Whereas Gallatin and Morris had connections to the French avant-garde, Werner Drewes was a student at the Bauhaus before coming to America. His Aerial Display, 1941, a composition of interpenetrating triangles and circles, reveals the artist’s innovations upon the theories of his friends Wassily Kandinsky, Josef Albers and László Moholy-Nagy. The tenets of both Constructivism and Surrealism also informed the abstraction of Russian-born Ilya Bolotowsky, whose Untitled, circa 1937, combines biomorphic and geometric forms.

Working for the New Deal Works Progress Administration Federal Art Project, Bolotowsky created murals under the leadership of Burgoyne Diller, who supervised the mural division. A student of Hans Hofmann, Diller was also aware of the Bauhaus work of Kandinsky and the painting of Mondrian. Second Theme, 1949-54, exhibits Diller’s continued fascination and experimentation with Mondrian’s vocabulary of primary colors and linear, geometric form. A friend of Diller, and a fellow student of Hofmann, Albert Swinden also devised a geometric style, which he developed in a WPA mural commission. In Abstraction, circa 1935-40, he breaks down a tabletop still-life scene into clean, angular planes and colorful surface patterns, asserting the flatness of the canvas while still maintaining a dynamic sense of spatial depth.
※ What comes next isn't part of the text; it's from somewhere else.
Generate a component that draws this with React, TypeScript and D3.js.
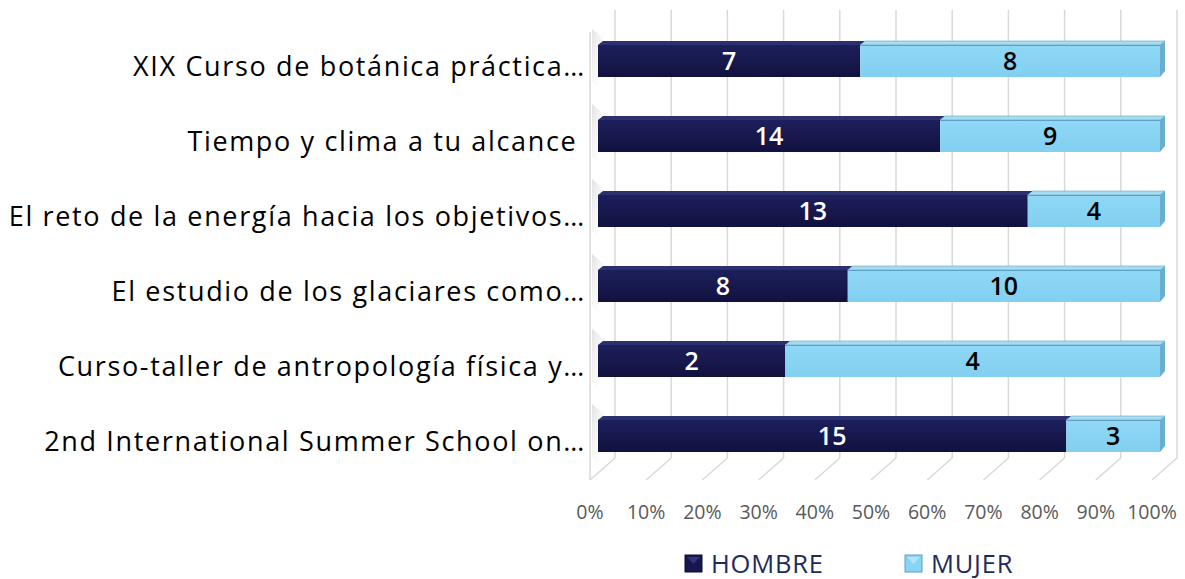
import * as d3 from 'd3';

const categories = [
  'XIX Curso de botánica práctica…',
  'Tiempo y clima a tu alcance ',
  'El reto de la energía hacia los objetivos…',
  'El estudio de los glaciares como…',
  'Curso-taller de antropología física y…',
  '2nd International Summer School on…',
];
const hombre = [7, 14, 13, 8, 2, 15];
const mujer = [8, 9, 4, 10, 4, 3];
const tickValues = [0, 10, 20, 30, 40, 50, 60, 70, 80, 90, 100];
const seriesNames = ['HOMBRE', 'MUJER'];

const W = 1185;
const H = 579;

// 3d offsets
const DEPTH = { dx: 25, dy: -22 }; // front of floor -> back wall
const BAR_OFF = 8; // bar face shifted from front plane
const BAR_D = { dx: 5, dy: -4 }; // bar thickness

const darkFace = '#17174f';
const darkTop = '#2b3070';
const lightFace = '#88d4f4';
const lightTop = '#a6dcf0';
const lightSide = '#69aed0';
const grid = '#d9d9d9';
const font = '"Open Sans", sans-serif';

export default function App() {
  const xFront = d3.scaleLinear().domain([0, 100]).range([590, 1152]);
  const y = d3.scaleBand<string>()
    .domain(categories)
    .range([23.5, 473.5])
    .paddingInner(0.573)
    .paddingOuter(0.2865);
  const floorY = 480;
  const wallTop = 10;

  const rows = categories.map((c, i) => {
    const total = hombre[i] + mujer[i];
    return { c, h: hombre[i], m: mujer[i], ph: (hombre[i] / total) * 100 };
  });

  const fmt = d3.format('d');

  return (
    <svg width={W} height={H} style={{ display: 'block', position: 'absolute', left: 0, top: 0 }}>
      <defs>
        <linearGradient id="darkG" x1="0" y1="0" x2="0" y2="1">
          <stop offset="0" stopColor="#1d1f5c" />
          <stop offset="1" stopColor="#11113f" />
        </linearGradient>
        <linearGradient id="lightG" x1="0" y1="0" x2="0" y2="1">
          <stop offset="0" stopColor="#8fd8f6" />
          <stop offset="1" stopColor="#82cff0" />
        </linearGradient>
        <linearGradient id="shadowG" x1="0" y1="0" x2="1" y2="1">
          <stop offset="0" stopColor="#a0a0a0" stopOpacity="0.7" />
          <stop offset="1" stopColor="#ffffff" stopOpacity="0" />
        </linearGradient>
      </defs>
      <rect width={W} height={H} fill="#fff" />

      {/* back wall gridlines */}
      {tickValues.map(t => (
        <line key={'g' + t}
          x1={xFront(t) + DEPTH.dx} x2={xFront(t) + DEPTH.dx}
          y1={wallTop} y2={floorY + DEPTH.dy}
          stroke={grid} strokeWidth={1.5} />
      ))}
      {/* floor lines */}
      {tickValues.map(t => (
        <line key={'f' + t}
          x1={xFront(t)} y1={floorY}
          x2={xFront(t) + DEPTH.dx} y2={floorY + DEPTH.dy}
          stroke={grid} strokeWidth={1.5} />
      ))}
      {/* left wall front edge */}
      <line x1={xFront(0)} x2={xFront(0)} y1={wallTop - DEPTH.dy} y2={floorY} stroke={grid} strokeWidth={1.5} />

      {/* bars */}
      {rows.map(r => {
        const top = y(r.c)!;
        const bh = y.bandwidth();
        const bot = top + bh;
        const x0 = xFront(0) + BAR_OFF;
        const xm = xFront(r.ph) + BAR_OFF;
        const x1 = xFront(100) + BAR_OFF;
        const { dx, dy } = BAR_D;
        return (
          <g key={r.c}>
            {/* shadow on left wall */}
            <polygon
              points={`${x0 - 6},${top - 16} ${x0 + 6},${top - 6} ${x0},${bot + 12} ${x0 - 6},${bot + 4}`}
              fill="url(#shadowG)" opacity={0.45} />
            {/* top faces */}
            <polygon points={`${x0},${top} ${xm},${top} ${xm + dx},${top + dy} ${x0 + dx},${top + dy}`} fill={darkTop} />
            <polygon points={`${xm},${top} ${x1},${top} ${x1 + dx},${top + dy} ${xm + dx},${top + dy}`} fill={lightTop} stroke="#6aa8c8" strokeWidth={0.6} />
            {/* right end cap */}
            <polygon points={`${x1},${top} ${x1 + dx},${top + dy} ${x1 + dx},${bot + dy - 2} ${x1},${bot}`} fill={lightSide} />
            {/* front faces */}
            <rect x={x0} y={top} width={xm - x0} height={bh} fill="url(#darkG)" />
            <rect x={xm} y={top} width={x1 - xm} height={bh} fill="url(#lightG)" />
            <line x1={xm} x2={x1} y1={top + 0.5} y2={top + 0.5} stroke="#5e9fc2" strokeWidth={1} />
            {/* value labels */}
            <text x={(x0 + xm) / 2} y={top + bh / 2} dy="0.36em" textAnchor="middle"
              fontFamily={font} fontWeight={600} fontSize={25} fill="#fff">{fmt(r.h)}</text>
            <text x={(xm + x1) / 2} y={top + bh / 2} dy="0.36em" textAnchor="middle"
              fontFamily={font} fontWeight={600} fontSize={25} fill="#000">{fmt(r.m)}</text>
            {/* category label */}
            <text x={586} y={top + bh / 2 + 5} dy="0.36em" textAnchor="end" xmlSpace="preserve"
              fontFamily={font} fontSize={27} letterSpacing={1.65} fill="#000">{r.c}</text>
          </g>
        );
      })}

      {/* x axis labels */}
      {tickValues.map(t => (
        <text key={'t' + t} x={xFront(t)} y={512} dy="0.36em" textAnchor="middle"
          fontFamily={font} fontSize={19.5} fill="#595959">{t}%</text>
      ))}

      {/* legend */}
      {seriesNames.map((s, i) => {
        const lx = i === 0 ? 685 : 905;
        const ly = 555;
        return (
          <g key={s}>
            <rect x={lx} y={ly} width={17} height={17} fill={i === 0 ? darkFace : lightFace} stroke={i === 0 ? '#0c0c33' : '#5e9fc2'} strokeWidth={1} />
            <polygon points={`${lx + 2},${ly + 2} ${lx + 15},${ly + 2} ${lx + 8.5},${ly + 9}`} fill={i === 0 ? '#2f3477' : '#b5e4f6'} />
            <text x={lx + 26} y={ly + 8.5} dy="0.36em" fontFamily={font} fontSize={25.5} letterSpacing={0.8} fill="#1f2a5c">{s}</text>
          </g>
        );
      })}
    </svg>
  );
}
In addition to paintings that are iconic examples of American Abstract Artists production, works by Dwinell Grant, John Ferren and Vaclav Vytlacil provide additional insight into the scope of the imagery produced by this groundbreaking group. Less well known than many of his colleagues, Grant’s paintings were rarely exhibited. The artist supported himself, throughout the forties, through film projects and medical illustrations.  In Depth I, 1947, highlights his skill as a draftsman as well as his mastery of the principles of modernist abstraction. John Ferren and Vaclav Vytlacil, renowned for their brilliant geometric abstraction, also produced soft, organic, biomorphic work and semi-abstract city scenes. Ferren’s Abstract Composition, 1935, features amoeba-like shapes in translucent colors float on a neutral field. Vytlacil’s New York Harbor, 1931-32, oscillates between Abstraction and Realism. He simplifies the forms of buildings, wagon wheels and smokestacks to create a scene that, despite its familiar subject, is infused with mystery.

The paintings on view in “Order and Intuition: American Abstraction from the Patty and Jay Baker Naples Museum of Art, 1913-1954,” provide a fascinating overview of American art during the war years, a vital period during which European and American artistic innovations converged. As émigrés fled Europe, New York began to emerge as the new cultural leader, with members of the Bauhaus and Surrealist groups spurring fresh dialogue and experimentation within the American avant-garde.